Politica

La sconfitta di Bertinotti

Francesco Caruso sta vincendo. Forse anche lui è sorpreso dai consensi che raccoglie e dall'impegno con cui, giorno dopo giorno, non solo il vertice di Rifondazione - ieri ne ha parlato a lungo Franco Giordano - ma anche il ministro del Lavoro Cesare Damiano annunciano di voler neutralizzare la legge Biagi. È vero che ha dovuto autosospendersi dal suo gruppo parlamentare, ma il suo proclama da «disobbediente» ha fatto breccia in una sinistra che ha bisogno di simboli, che non tollera neanche un pizzico di riformismo, come fu il «pacchetto Treu», e per la quale la parola flessibilità, non solo nel mercato del lavoro, equivale a un crimine.
Così, nel grande disordine che segna il governo dell'Unione, se Caruso vince a perdere sono in primo luogo coloro che si erano illusi di costituzionalizzare il movimento new global e di amalgamarlo, sul terreno elettorale e su quello politico, alle altre forze che si sono assunte la responsabilità di guidare una società occidentale moderna. Penso in primo luogo a Fausto Bertinotti e al suo disegno ambizioso di correggere l'utopia, di rifondare il comunismo in un progetto basato sulla non-violenza e sulle categorie più temperate del socialismo, buttando nella discarica Lenin e il peso di una tradizione fallita. Questo voleva fare il presidente della Camera: portare le culture e i movimenti dell'antagonismo nelle istituzioni, certo per farli pesare negli equilibri della maggioranza, ma «educandoli» alla responsabilità. E questo era piaciuto agli alleati dell'Unione, non solo per i voti in più raccolti, ma anche perché l'operazione avrebbe potuto disinnescare quelle contestazioni di piazza, quella gauche, che le sinistre di governo hanno sempre sofferto. Nella storia delle democrazie, costituzionalizzare le spinte estremiste è sempre stato un fattore positivo, di stabilità. Dal 1945 in poi, solo restando in Europa, è già successo più volte in Italia, in Francia, in Germania, in Spagna, nella metà dell'Europa uscita dal comunismo.
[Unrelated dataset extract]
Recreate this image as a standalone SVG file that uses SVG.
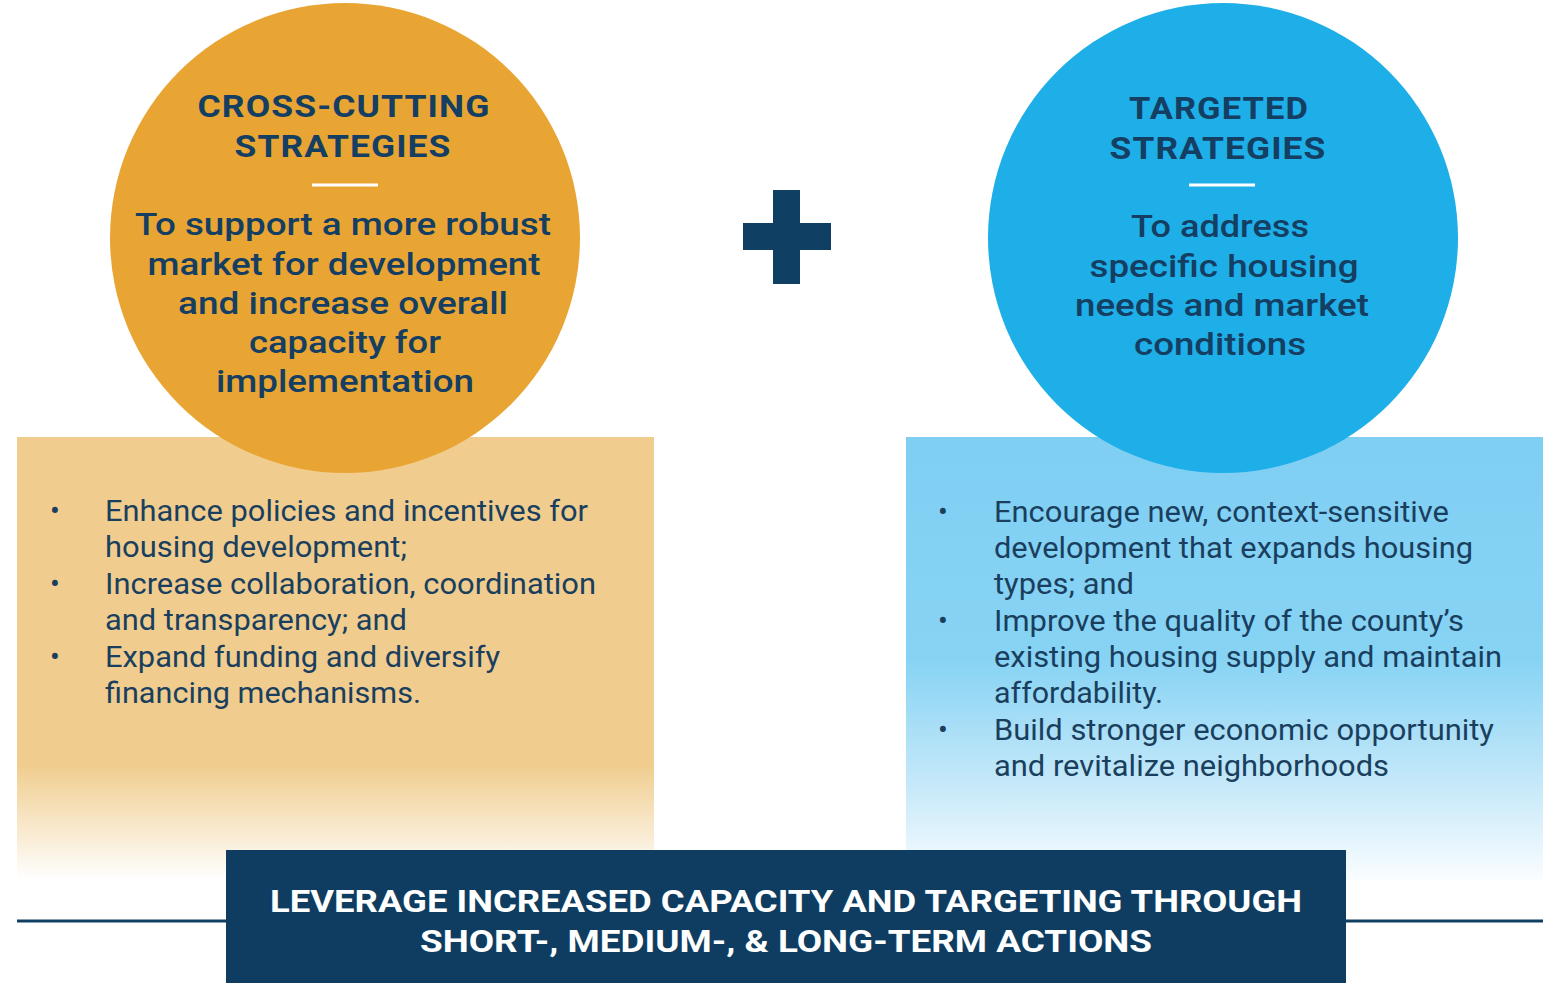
<svg xmlns="http://www.w3.org/2000/svg" width="1552" height="983" viewBox="0 0 1552 983">
<style>
.t{font-family:Roboto,"Liberation Sans",sans-serif;fill:#143E62;text-anchor:middle}
.h{font-weight:700;font-size:32px;letter-spacing:1px}
.s{font-weight:500;font-size:31px}
.b{font-family:Roboto,"Liberation Sans",sans-serif;fill:#1A3F5E;font-size:29px;font-weight:400}
.bn{font-family:Roboto,"Liberation Sans",sans-serif;fill:#FFFFFF;font-size:32px;font-weight:700;text-anchor:middle}
.dash{stroke:#FFFFFF;stroke-width:3}
</style>
<defs>
<linearGradient id="gL" x1="0" y1="0" x2="0" y2="1">
<stop offset="0" stop-color="#F0CD8E"/>
<stop offset="0.74" stop-color="#F0CD8E"/>
<stop offset="1" stop-color="#FFFFFF"/>
</linearGradient>
<linearGradient id="gR" x1="0" y1="0" x2="0" y2="1">
<stop offset="0" stop-color="#7FCFF3"/>
<stop offset="0.5" stop-color="#87D3F4"/>
<stop offset="0.78" stop-color="#C4E8F9"/>
<stop offset="1" stop-color="#FAFDFF"/>
</linearGradient>
</defs>
<rect width="1552" height="983" fill="#FFFFFF"/>

<g id="left-box">
<rect x="17" y="437" width="637" height="443" fill="url(#gL)"/>
<g class="b">
<text x="50" y="521">•</text>
<text x="105" y="521" textLength="483" lengthAdjust="spacingAndGlyphs">Enhance policies and incentives for</text>
<text x="105" y="557" textLength="302" lengthAdjust="spacingAndGlyphs">housing development;</text>
<text x="50" y="594">•</text>
<text x="105" y="594" textLength="491" lengthAdjust="spacingAndGlyphs">Increase collaboration, coordination</text>
<text x="105" y="630" textLength="302" lengthAdjust="spacingAndGlyphs">and transparency; and</text>
<text x="50" y="667">•</text>
<text x="105" y="667" textLength="395" lengthAdjust="spacingAndGlyphs">Expand funding and diversify</text>
<text x="105" y="703" textLength="316" lengthAdjust="spacingAndGlyphs">financing mechanisms.</text>
</g>
</g>

<g id="right-box">
<rect x="906" y="437" width="637" height="443" fill="url(#gR)"/>
<g class="b">
<text x="938" y="522">•</text>
<text x="994" y="522" textLength="455" lengthAdjust="spacingAndGlyphs">Encourage new, context-sensitive</text>
<text x="994" y="558" textLength="479" lengthAdjust="spacingAndGlyphs">development that expands housing</text>
<text x="994" y="594" textLength="140" lengthAdjust="spacingAndGlyphs">types; and</text>
<text x="938" y="631">•</text>
<text x="994" y="631" textLength="470" lengthAdjust="spacingAndGlyphs">Improve the quality of the county’s</text>
<text x="994" y="667" textLength="508" lengthAdjust="spacingAndGlyphs">existing housing supply and maintain</text>
<text x="994" y="703" textLength="169" lengthAdjust="spacingAndGlyphs">affordability.</text>
<text x="938" y="740">•</text>
<text x="994" y="740" textLength="500" lengthAdjust="spacingAndGlyphs">Build stronger economic opportunity</text>
<text x="994" y="776" textLength="395" lengthAdjust="spacingAndGlyphs">and revitalize neighborhoods</text>
</g>
</g>

<g id="cross-cutting">
<circle cx="345" cy="238" r="235" fill="#E8A533"/>
<text class="t h" x="344" y="117" textLength="293" lengthAdjust="spacingAndGlyphs">CROSS-CUTTING</text>
<text class="t h" x="343" y="157" textLength="217" lengthAdjust="spacingAndGlyphs">STRATEGIES</text>
<line class="dash" x1="312" y1="185" x2="378" y2="185"/>
<text class="t s" x="343" y="235" textLength="416" lengthAdjust="spacingAndGlyphs">To support a more robust</text>
<text class="t s" x="344" y="275" textLength="393" lengthAdjust="spacingAndGlyphs">market for development</text>
<text class="t s" x="343" y="314" textLength="330" lengthAdjust="spacingAndGlyphs">and increase overall</text>
<text class="t s" x="345" y="353" textLength="192" lengthAdjust="spacingAndGlyphs">capacity for</text>
<text class="t s" x="345" y="392" textLength="258" lengthAdjust="spacingAndGlyphs">implementation</text>
</g>

<g id="plus">
<rect x="743" y="223" width="88" height="27" fill="#0F3F63"/>
<rect x="773" y="190" width="27" height="94" fill="#0F3F63"/>
</g>

<g id="targeted">
<circle cx="1223" cy="238" r="235" fill="#1EAEE8"/>
<text class="t h" x="1219" y="119" textLength="180" lengthAdjust="spacingAndGlyphs">TARGETED</text>
<text class="t h" x="1218" y="159" textLength="217" lengthAdjust="spacingAndGlyphs">STRATEGIES</text>
<line class="dash" x1="1189" y1="185" x2="1255" y2="185"/>
<text class="t s" x="1220" y="237" textLength="178" lengthAdjust="spacingAndGlyphs">To address</text>
<text class="t s" x="1224" y="277" textLength="269" lengthAdjust="spacingAndGlyphs">specific housing</text>
<text class="t s" x="1222" y="316" textLength="294" lengthAdjust="spacingAndGlyphs">needs and market</text>
<text class="t s" x="1220" y="355" textLength="172" lengthAdjust="spacingAndGlyphs">conditions</text>
</g>

<g id="connectors">
<line x1="17" y1="921" x2="1543" y2="921" stroke="#0F3F63" stroke-width="3"/>
</g>

<g id="banner">
<rect x="226" y="850" width="1120" height="133" fill="#0E3D61"/>
<text class="bn" x="786" y="912" textLength="1032" lengthAdjust="spacingAndGlyphs">LEVERAGE INCREASED CAPACITY AND TARGETING THROUGH</text>
<text class="bn" x="786" y="952" textLength="732" lengthAdjust="spacingAndGlyphs">SHORT-, MEDIUM-, &amp; LONG-TERM ACTIONS</text>
</g>
</svg>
Ma il problema si apre nel momento in cui, anziché farsi costituzionalizzare e inglobare negli assetti politici, queste spinte estremiste non rinunciano nemmeno in parte alla propria identità, restano se stesse e riescono a mettere in crisi le forze che invece dovrebbero assicurare la moderazione e garantire il senso di responsabilità necessario all'azione di governo.
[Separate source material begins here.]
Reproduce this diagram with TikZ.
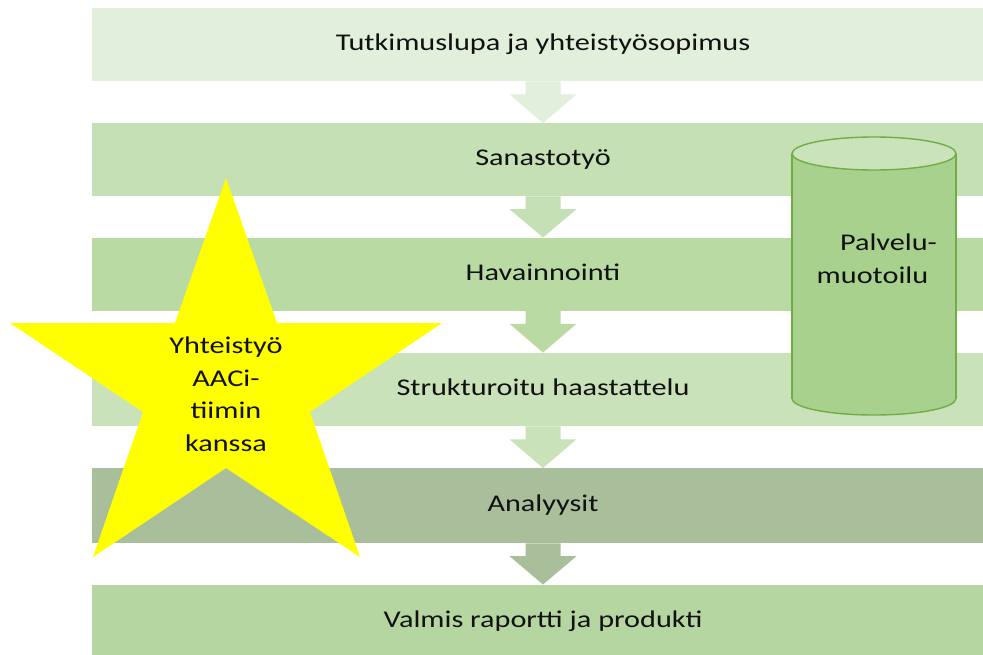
\documentclass[tikz,border=0pt]{standalone}
\usepackage{fontspec}
\setmainfont[FakeStretch=1.26]{Carlito}
\usetikzlibrary{calc}
\definecolor{cA}{HTML}{E2EFDA}
\definecolor{cB}{HTML}{C5E0B4}
\definecolor{cC}{HTML}{B9DBA3}
\definecolor{cD}{HTML}{C9E2B9}
\definecolor{cE}{HTML}{A9BF9B}
\definecolor{cF}{HTML}{B5D6A0}
\definecolor{cylbody}{HTML}{A9D18E}
\definecolor{cyltop}{HTML}{CBE3BA}
\definecolor{cylline}{HTML}{70AD47}
\definecolor{starfill}{HTML}{FFFF00}
\definecolor{txt}{HTML}{111111}
\newcommand\blockarrow[3]{%
  \fill[#3] ($(#1.south)+(-17.5,0)$) -- ($(#1.south)!0.31!(#2.north)+(-17.5,0)$)
    -- ($(#1.south)!0.31!(#2.north)+(-33.5,0)$) -- (#2.north)
    -- ($(#1.south)!0.31!(#2.north)+(33.5,0)$) -- ($(#1.south)!0.31!(#2.north)+(17.5,0)$)
    -- ($(#1.south)+(17.5,0)$) -- cycle;}
\begin{document}
\begin{tikzpicture}[x=1pt,y=-1pt,
  bar/.style={draw=none, minimum width=902pt, minimum height=73pt, inner sep=0pt,
    anchor=north, text height=17pt, text depth=5pt, text=txt,
    font=\fontsize{24}{29}\selectfont},
  lbl/.style={inner sep=0pt, text=txt, font=\fontsize{24}{29}\selectfont}]
\useasboundingbox (0,0) rectangle (983,654);
\fill[white] (0,0) rectangle (983,654);
\node[bar, fill=cA] (b1) at (543,8) {Tutkimuslupa ja yhteistyösopimus};
\node[bar, fill=cB] (b2) at (543,123) {Sanastotyö};
\node[bar, fill=cC] (b3) at (543,237.5) {Havainnointi};
\node[bar, fill=cD, minimum height=73.5pt] (b4) at (543,352.5) {Strukturoitu haastattelu};
\node[bar, fill=cE, minimum height=75pt] (b5) at (543,468) {Analyysit};
\node[bar, fill=cF, minimum height=75pt] (b6) at (543,584.5) {};
\node[lbl, anchor=base] (b6t) at (543,627.5) {Valmis raportti ja produkti};
\blockarrow{b1}{b2}{cA}
\blockarrow{b2}{b3}{cB}
\blockarrow{b3}{b4}{cC}
\blockarrow{b4}{b5}{cD}
\blockarrow{b5}{b6}{cE}
% cylinder
\filldraw[fill=cylbody, draw=cylline, line width=1.4pt] (874,398.5) ellipse [x radius=82, y radius=16.5];
\fill[cylbody] (792,153.5) rectangle (956,398.5);
\draw[cylline, line width=1.4pt] (792,153.5) -- (792,398.5) (956,153.5) -- (956,398.5);
\filldraw[fill=cyltop, draw=cylline, line width=1.4pt] (874,153.5) ellipse [x radius=82, y radius=16.5];
\node[lbl, anchor=base] (cyl1) at (888.5,250) {Palvelu-};
\node[lbl, anchor=base] (cyl2) at (872.5,283) {muotoilu};
% star
\fill[starfill] (226,178) -- (277,323) -- (442,323) -- (310,412) -- (360,557)
  -- (226,468) -- (93,557) -- (143,412) -- (10,323) -- (175,323) -- cycle;
\node[lbl, anchor=base] (s1) at (226,353) {Yhteistyö};
\node[lbl, anchor=base] (s2) at (226,386) {AACi-};
\node[lbl, anchor=base] (s3) at (226,418.5) {tiimin};
\node[lbl, anchor=base] (s4) at (226,451) {kanssa};
\end{tikzpicture}
\end{document}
Ed è quello che è successo in Italia. Caruso non è oggi un cane sciolto perché ormai da anni, nella sinistra, in tutta la sinistra, tranne poche eccezioni, le leggi sulla flessibilità del mercato del lavoro sono state elette a simbolo negativo, anche da molti di coloro che si accingono all'impresa del Partito democratico. Così come non sono cani sciolti i senatori Rossi e Turigliatto che, sulla missione in Afghanistan, hanno interpretato un senso comune che è stato diffuso senza alcun limite anche dai Ds e dalla Margherita. In altri termini, è successo che anziché costituzionalizzare l'estremismo è stato l'estremismo a de-costituzionalizzare le forze che si presentano come moderate, responsabili e riformiste.
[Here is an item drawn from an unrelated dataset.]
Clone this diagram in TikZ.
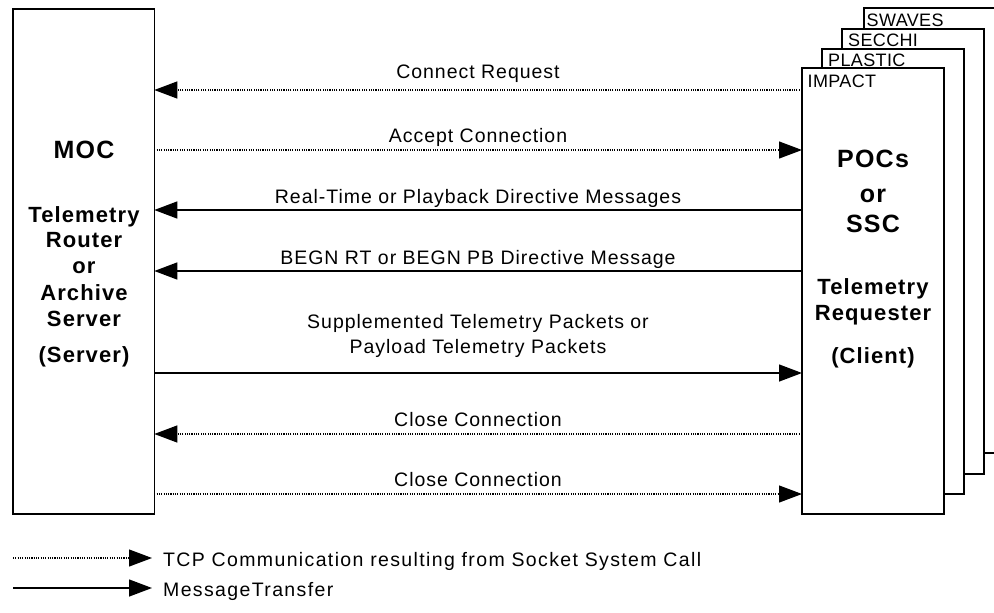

È un fallimento di Rifondazione che costringe Caruso ad autoescludersi, ma che considera ormai una priorità i suoi argomenti. Così come è un fallimento degli amici di Treu che non riescono a difenderne l'onore, mentre annunciano lo smantellamento della legge Biagi.

Sul piano più generale, è comunque un ulteriore fallimento dell'esperienza prodiana e dell'intero centrosinistra, che non riesce a tenere una barra e che è così debole da essere messa in difficoltà da un giovane new global napoletano, erroneamente scelto da Bertinotti come simbolo di un antagonismo capace di governare.